PROBLEM -> Skip all pictures. Write out the data below from its first line through the line that contains "0.174, 0.174, 0.101]".
:: DATA SHOWN
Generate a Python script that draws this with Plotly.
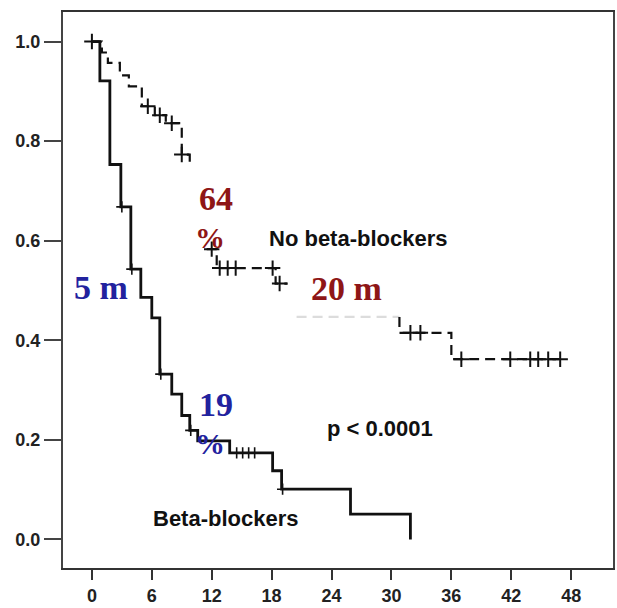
import plotly.graph_objects as go

# ---- data (months, survival probability) ----
bb_t = [0, 0.8, 1.8, 2.9, 3.9, 4.9, 6.0, 6.8, 8.0, 9.0, 9.8, 10.6, 13.8, 18.1, 19.0, 25.9, 31.9]
bb_s = [1.0, 0.921, 0.753, 0.668, 0.543, 0.486, 0.445, 0.332, 0.292, 0.249, 0.219, 0.198, 0.174, 0.138, 0.101, 0.051, 0.0]
bb_cens_t = [3.0, 4.0, 6.9, 9.9, 14.5, 15.1, 15.7, 16.3, 19.1]
bb_cens_s = [0.668, 0.543, 0.332, 0.219, 0.174, 0.174, 0.174, 0.174, 0.101]

nb_early_t = [0, 1.0, 1.6, 2.8, 3.7, 5.0, 6.3, 7.4, 9.0, 9.8, 10.0]
nb_early_s = [1.0, 0.978, 0.957, 0.932, 0.91, 0.87, 0.852, 0.836, 0.773, 0.752, 0.752]
nb_mid_t = [11.5, 12.5, 18.4, 19.6]
nb_mid_s = [0.583, 0.545, 0.514, 0.514]
nb_faint_t = [20.5, 30.8]
nb_faint_s = [0.447, 0.447]
nb_late_t = [30.8, 30.8, 36.0, 47.0]
nb_late_s = [0.447, 0.415, 0.362, 0.362]
nb_cens_t = [0, 5.6, 6.8, 8.0, 9.0, 12.0, 12.8, 13.6, 14.4, 18.1, 18.8, 31.9, 32.9,
             37.0, 41.9, 43.9, 44.7, 45.7, 46.9]
nb_cens_s = [1.0, 0.87, 0.852, 0.836, 0.773, 0.583, 0.545, 0.545, 0.545, 0.545, 0.514,
             0.415, 0.415, 0.362, 0.362, 0.362, 0.362, 0.362, 0.362]

x_ticks = [0, 6, 12, 18, 24, 30, 36, 42, 48]
y_ticks = [0.0, 0.2, 0.4, 0.6, 0.8, 1.0]
y_ticklabels = ["0.0", "0.2", "0.4", "0.6", "0.8", "1.0"]

fig = go.Figure()
dash_style = "10px,6px"
for t, s, col in [(nb_early_t, nb_early_s, "#111"), (nb_mid_t, nb_mid_s, "#111"),
                  (nb_faint_t, nb_faint_s, "#dcdcdc"), (nb_late_t, nb_late_s, "#111")]:
    fig.add_trace(go.Scatter(x=t, y=s, mode="lines", line=dict(shape="hv", color=col, width=2.2, dash=dash_style),
                             showlegend=False, hoverinfo="skip"))
fig.add_trace(go.Scatter(x=bb_t, y=bb_s, mode="lines", line=dict(shape="hv", color="#111", width=2.8),
                         showlegend=False))
fig.add_trace(go.Scatter(x=nb_cens_t, y=nb_cens_s, mode="markers",
                         marker=dict(symbol="cross-thin", size=11, line=dict(width=2, color="#111")),
                         showlegend=False))
fig.add_trace(go.Scatter(x=bb_cens_t, y=bb_cens_s, mode="markers",
                         marker=dict(symbol="cross-thin", size=8, line=dict(width=1.6, color="#111")),
                         showlegend=False))

red = "#8e1616"
blue = "#22229e"
serif = dict(family="Liberation Serif", size=34, weight="bold")
sans = dict(family="Liberation Sans", size=22, color="#111", weight="bold")
ann = [
    dict(x=0.9, y=0.506, text="5 m", font=dict(serif, color=blue)),
    dict(x=12.4, y=0.684, text="64", font=dict(serif, color=red)),
    dict(x=11.8, y=0.607, text="%", font=dict(serif, color=red, size=30)),
    dict(x=25.5, y=0.504, text="20 m", font=dict(serif, color=red)),
    dict(x=12.4, y=0.271, text="19", font=dict(serif, color=blue)),
    dict(x=11.8, y=0.192, text="%", font=dict(serif, color=blue, size=30)),
    dict(x=28.9, y=0.223, text="p < 0.0001", font=sans),
    dict(x=13.4, y=0.043, text="Beta-blockers", font=sans),
    dict(x=17.5, y=0.605, text="No beta-blockers", font=sans, xanchor="left"),
]
for a in ann:
    a.setdefault("xanchor", "center")
    fig.add_annotation(showarrow=False, yanchor="middle", **a)

fig.update_layout(
    width=617, height=608, margin=dict(l=63, r=2, t=12, b=31),
    plot_bgcolor="white", paper_bgcolor="white",
    xaxis=dict(range=[-2.894, 52.19], tickvals=x_ticks, ticks="outside", ticklen=10, tickwidth=2,
               tickcolor="#333", showline=True, linecolor="#333", linewidth=2, mirror=True,
               showgrid=False, zeroline=False,
               tickfont=dict(family="Liberation Sans", size=18, color="#222", weight="bold")),
    yaxis=dict(range=[-0.0573, 1.0593], tickvals=y_ticks, ticktext=y_ticklabels, ticks="outside",
               ticklen=17, tickwidth=2, tickcolor="#444", showline=True, linecolor="#444", linewidth=2,
               mirror=True, showgrid=False, zeroline=False,
               tickfont=dict(family="Liberation Sans", size=18, color="#222", weight="bold")),
)
fig.write_html("out.html")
::::
THE REPLY ->
Generate a Python script that draws this with Plotly.
import plotly.graph_objects as go

# ---- data (months, survival probability) ----
bb_t = [0, 0.8, 1.8, 2.9, 3.9, 4.9, 6.0, 6.8, 8.0, 9.0, 9.8, 10.6, 13.8, 18.1, 19.0, 25.9, 31.9]
bb_s = [1.0, 0.921, 0.753, 0.668, 0.543, 0.486, 0.445, 0.332, 0.292, 0.249, 0.219, 0.198, 0.174, 0.138, 0.101, 0.051, 0.0]
bb_cens_t = [3.0, 4.0, 6.9, 9.9, 14.5, 15.1, 15.7, 16.3, 19.1]
bb_cens_s = [0.668, 0.543, 0.332, 0.219, 0.174, 0.174, 0.174, 0.174, 0.101]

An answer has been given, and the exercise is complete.